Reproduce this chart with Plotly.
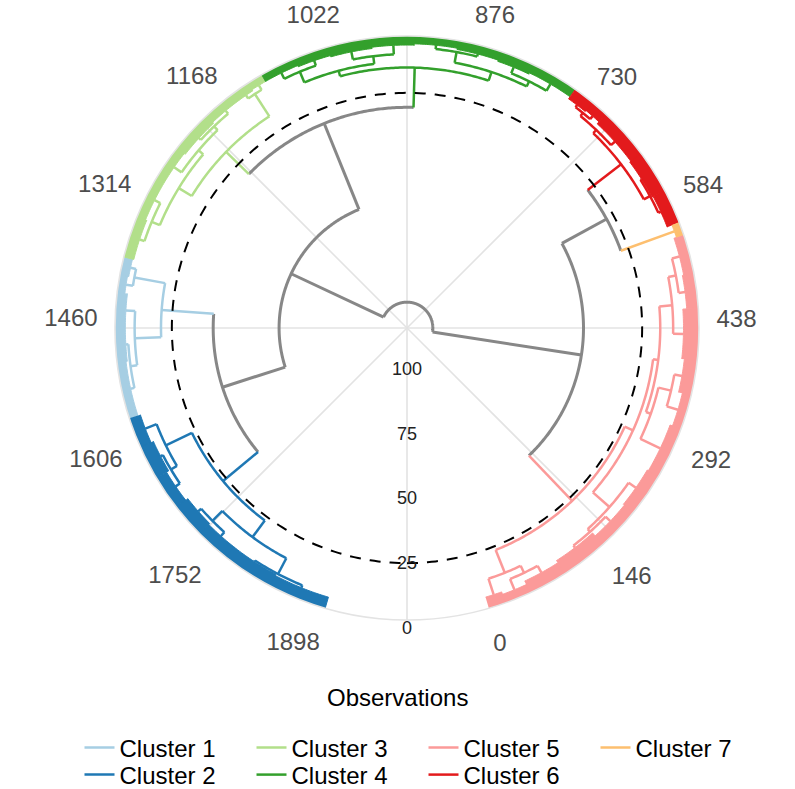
import numpy as np
import plotly.graph_objects as go

# ---------------------------------------------------------------------------
# Hierarchical clustering of 1898 observations, drawn as a circular dendrogram
# ---------------------------------------------------------------------------
N_OBS = 1898
CUT_HEIGHT = 22.0          # height at which the tree is cut into 7 clusters
R_TOP = 113.0              # radial value at the centre of the circle

# clusters in leaf order around the circle, with their sizes
cluster_ids = [5, 7, 6, 4, 3, 1, 2]
cluster_sizes = [535, 15, 195, 377, 267, 186, 323]
cluster_colors = {
    1: "#A6CEE3", 2: "#1F78B4", 3: "#B2DF8A", 4: "#33A02C",
    5: "#FB9A99", 6: "#E31A1C", 7: "#FDBF6F",
}
GRAY = "#878787"

# internal merge nodes: name, parent, merge height
node_name = [
    "root", "A", "B", "E", "C", "D",
    "c5", "c6", "c4", "c3", "c1", "c2",
    "5L", "5Lb", "5R", "5R1", "5R1a", "5R2", "5R2a", "5R2a2", "5R2b", "5R2b2",
    "6a", "6b", "6b2",
    "4L", "4L1", "4L2", "4R", "4R1", "4R2",
    "3R", "3L", "3L1", "3L1a", "3L2",
    "1a", "1b", "1b2",
    "2a", "2a2", "2b", "2b1", "2b2",
]
node_parent = [
    None, "root", "root", "A", "B", "B",
    "A", "E", "C", "C", "D", "D",
    "c5", "5L", "c5", "5R", "5R1", "5R", "5R2", "5R2a", "5R2", "5R2b",
    "c6", "c6", "6b",
    "c4", "4L", "4L", "c4", "4R", "4R",
    "c3", "c3", "3L", "3L1", "3L",
    "c1", "c1", "1b",
    "c2", "2a", "c2", "2b", "2b",
]
node_height = [
    103.0, 44.7, 63.5, 25.0, 27.6, 38.0,
    20.5, 8.7, 12.2, 15.3, 17.8, 20.4,
    11.0, 8.0, 17.0, 8.4, 7.0, 15.0, 13.0, 8.0, 10.0, 7.0,
    6.0, 7.0, 5.5,
    8.7, 6.5, 4.5, 10.0, 7.0, 5.5,
    5.0, 9.4, 7.0, 5.0, 6.0,
    5.7, 7.6, 5.0,
    9.2, 6.5, 12.4, 7.0, 5.5,
]

# dense bundles of leaves at the bottom of the tree, in leaf order
twig_parent = [
    "5L", "5Lb", "5Lb", "5R1a", "5R1a", "5R1", "5R2a", "5R2a2", "5R2a2",
    "5R2b", "5R2b2", "5R2b2",
    "E",
    "6a", "6a", "6b", "6b2", "6b2",
    "4L1", "4L1", "4L2", "4L2", "4R1", "4R1", "4R2", "4R2",
    "3R", "3R", "3L1a", "3L1a", "3L1", "3L2", "3L2",
    "1a", "1a", "1b", "1b2", "1b2",
    "2a", "2a2", "2a2", "2b1", "2b1", "2b2", "2b2",
]
twig_size = [
    20, 30, 45, 55, 50, 50, 60, 40, 40, 60, 40, 45,
    15,
    40, 50, 60, 20, 25,
    55, 40, 50, 50, 50, 50, 40, 42,
    18, 20, 40, 50, 40, 50, 49,
    21, 20, 40, 40, 65,
    35, 40, 40, 40, 40, 60, 68,
]
twig_height = [
    4.5, 3.5, 5.0, 6.0, 4.5, 5.0, 4.5, 3.5, 5.0, 6.0, 4.5, 4.0,
    3.0,
    5.0, 5.5, 5.0, 4.0, 4.5,
    3.5, 4.0, 3.5, 3.0, 3.5, 4.0, 3.5, 3.0,
    3.0, 3.5, 3.5, 4.0, 3.5, 3.5, 4.0,
    3.5, 3.0, 4.0, 4.0, 3.5,
    4.5, 5.5, 4.5, 5.5, 5.0, 5.0, 4.5,
]

theta_breaks = [0, 146, 292, 438, 584, 730, 876, 1022, 1168, 1314, 1460,
                1606, 1752, 1898]
radial_breaks = [0, 25, 50, 75, 100]
grid_spokes_deg = [0, 45, 90, 135, 180, 225, 270, 315]

# ---------------------------------------------------------------------------
# Dendrogram layout
# ---------------------------------------------------------------------------
x_lo = 1 - 0.05 * (N_OBS - 1)
x_hi = N_OBS + 0.05 * (N_OBS - 1)


def to_deg(x):
    return (np.asarray(x, dtype=float) - x_lo) * 360.0 / (x_hi - x_lo)


twig_start = np.cumsum([0] + twig_size[:-1]) + 1
twig_end = twig_start + np.array(twig_size) - 1
twig_x = (twig_start + twig_end) / 2.0

cluster_bounds = np.cumsum(cluster_sizes)


def cluster_of(leaf):
    return cluster_ids[int(np.searchsorted(cluster_bounds, leaf))]


twig_cluster = [cluster_of(s) for s in twig_start]
height = dict(zip(node_name, node_height))
children = {n: [] for n in node_name}
for n, p in zip(node_name, node_parent):
    if p is not None:
        children[p].append(("node", n))
for i, p in enumerate(twig_parent):
    children[p].append(("twig", i))

pos, span, members = {}, {}, {}


def place(n):
    xs, cs = [], set()
    for kind, c in children[n]:
        if kind == "twig":
            xs.append(twig_x[c])
            cs.add(twig_cluster[c])
        else:
            place(c)
            xs.append(pos[c])
            cs |= members[c]
    span[n] = (min(xs), max(xs))
    pos[n] = (min(xs) + max(xs)) / 2.0
    members[n] = cs


place("root")


def color_key(n):
    if len(members[n]) == 1 and height[n] < CUT_HEIGHT:
        return next(iter(members[n]))
    return "gray"


lines = {k: ([], []) for k in ["gray"] + list(cluster_colors)}
fills = {k: ([], []) for k in cluster_colors}


def arc(x1, x2, h):
    t1, t2 = float(to_deg(x1)), float(to_deg(x2))
    n = max(2, int(abs(t2 - t1) / 0.5) + 2)
    th = np.linspace(t1, t2, n)
    return [h] * n, list(th)


def add(store, key, r, th):
    store[key][0].extend(list(r) + [None])
    store[key][1].extend([float(t) for t in th] + [None])


for n, p in zip(node_name, node_parent):
    key = color_key(n)
    r, th = arc(span[n][0], span[n][1], height[n])
    add(lines, key, r, th)
    if p is not None:
        t = float(to_deg(pos[n]))
        add(lines, key, [height[n], height[p]], [t, t])

for i, p in enumerate(twig_parent):
    key = twig_cluster[i]
    t = float(to_deg(twig_x[i]))
    add(lines, key, [twig_height[i], height[p]], [t, t])
    r1, th1 = arc(twig_start[i] - 0.5, twig_end[i] + 0.5, twig_height[i])
    r0, th0 = arc(twig_end[i] + 0.5, twig_start[i] - 0.5, 0.0)
    add(fills, key, r1 + r0, th1 + th0)

# ---------------------------------------------------------------------------
# Figure
# ---------------------------------------------------------------------------
fig = go.Figure()

spoke_r, spoke_t = [], []
for a in grid_spokes_deg:
    spoke_r += [R_TOP, 0, None]
    spoke_t += [a, a, None]
fig.add_trace(go.Scatterpolar(r=spoke_r, theta=spoke_t, mode="lines",
                              line=dict(color="#E3E3E3", width=1.6),
                              hoverinfo="skip", showlegend=False))

for k in cluster_colors:
    r, th = fills[k]
    fig.add_trace(go.Scatterpolar(r=r, theta=th, mode="lines", fill="toself",
                                  fillcolor=cluster_colors[k],
                                  line=dict(color=cluster_colors[k], width=1),
                                  hoverinfo="skip", showlegend=False))

r, th = lines["gray"]
fig.add_trace(go.Scatterpolar(r=r, theta=th, mode="lines",
                              line=dict(color=GRAY, width=3),
                              hoverinfo="skip", showlegend=False))

# first legend row holds clusters 1, 3, 5, 7; second row 2, 4, 6
legend_rows = {1: "legend", 3: "legend", 5: "legend", 7: "legend",
               2: "legend2", 4: "legend2", 6: "legend2"}
for k in [1, 3, 5, 7, 2, 4, 6]:
    r, th = lines[k]
    fig.add_trace(go.Scatterpolar(r=r, theta=th, mode="lines",
                                  name=f"Cluster {k}", legend=legend_rows[k],
                                  line=dict(color=cluster_colors[k], width=2.5),
                                  hoverinfo="skip"))

cut_t = np.linspace(0, 360, 361)
fig.add_trace(go.Scatterpolar(r=[CUT_HEIGHT] * len(cut_t), theta=list(cut_t),
                              mode="lines",
                              line=dict(color="black", width=2, dash="11px,9px"),
                              hoverinfo="skip", showlegend=False))

fig.add_trace(go.Scatterpolar(r=radial_breaks, theta=[0] * len(radial_breaks),
                              mode="text", text=[str(v) for v in radial_breaks],
                              textposition="bottom center", cliponaxis=False,
                              textfont=dict(size=18, color="#222222"),
                              hoverinfo="skip", showlegend=False))

W, H = 795, 789
CX, CY, RAD = 407, 328, 292
legend_style = dict(orientation="h", xanchor="left", x=0.1, yanchor="middle",
                    font=dict(size=24, color="black"), entrywidth=127,
                    bgcolor="rgba(0,0,0,0)")
fig.update_layout(
    width=W, height=H,
    margin=dict(l=0, r=0, t=0, b=0, autoexpand=False),
    paper_bgcolor="white",
    font=dict(family="Liberation Sans, Arial, sans-serif", color="black"),
    polar=dict(
        domain=dict(x=[(CX - RAD) / W, (CX + RAD) / W],
                    y=[(H - CY - RAD) / H, (H - CY + RAD) / H]),
        bgcolor="white",
        radialaxis=dict(range=[R_TOP, 0], showgrid=False, showline=False,
                        showticklabels=False, ticks=""),
        angularaxis=dict(rotation=270, direction="counterclockwise",
                         tickmode="array",
                         tickvals=[float(v) for v in to_deg(theta_breaks)],
                         ticktext=[str(v) for v in theta_breaks],
                         showgrid=False, showline=True, linecolor="#E3E3E3",
                         linewidth=1.6, ticks="outside", ticklen=12,
                         tickcolor="rgba(0,0,0,0)",
                         tickfont=dict(size=24, color="#4D4D4D")),
    ),
    legend=dict(y=1 - 748 / H, **legend_style),
    legend2=dict(y=1 - 775 / H, **legend_style),
    annotations=[dict(text="Observations", x=0.5, y=1 - 697 / H, xref="paper",
                      yref="paper", showarrow=False, xanchor="center",
                      yanchor="middle", font=dict(size=24, color="black"))],
)

fig.write_html("out.html")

========================================================================

* Stated exercise *
Pictures are excluded; extract exactly the lines from the start of the data through the line that holds "R_TOP = 113.0", both ends included.

* Result *
Reproduce this chart with Plotly.
import numpy as np
import plotly.graph_objects as go

# ---------------------------------------------------------------------------
# Hierarchical clustering of 1898 observations, drawn as a circular dendrogram
# ---------------------------------------------------------------------------
N_OBS = 1898
CUT_HEIGHT = 22.0          # height at which the tree is cut into 7 clusters
R_TOP = 113.0              # radial value at the centre of the circle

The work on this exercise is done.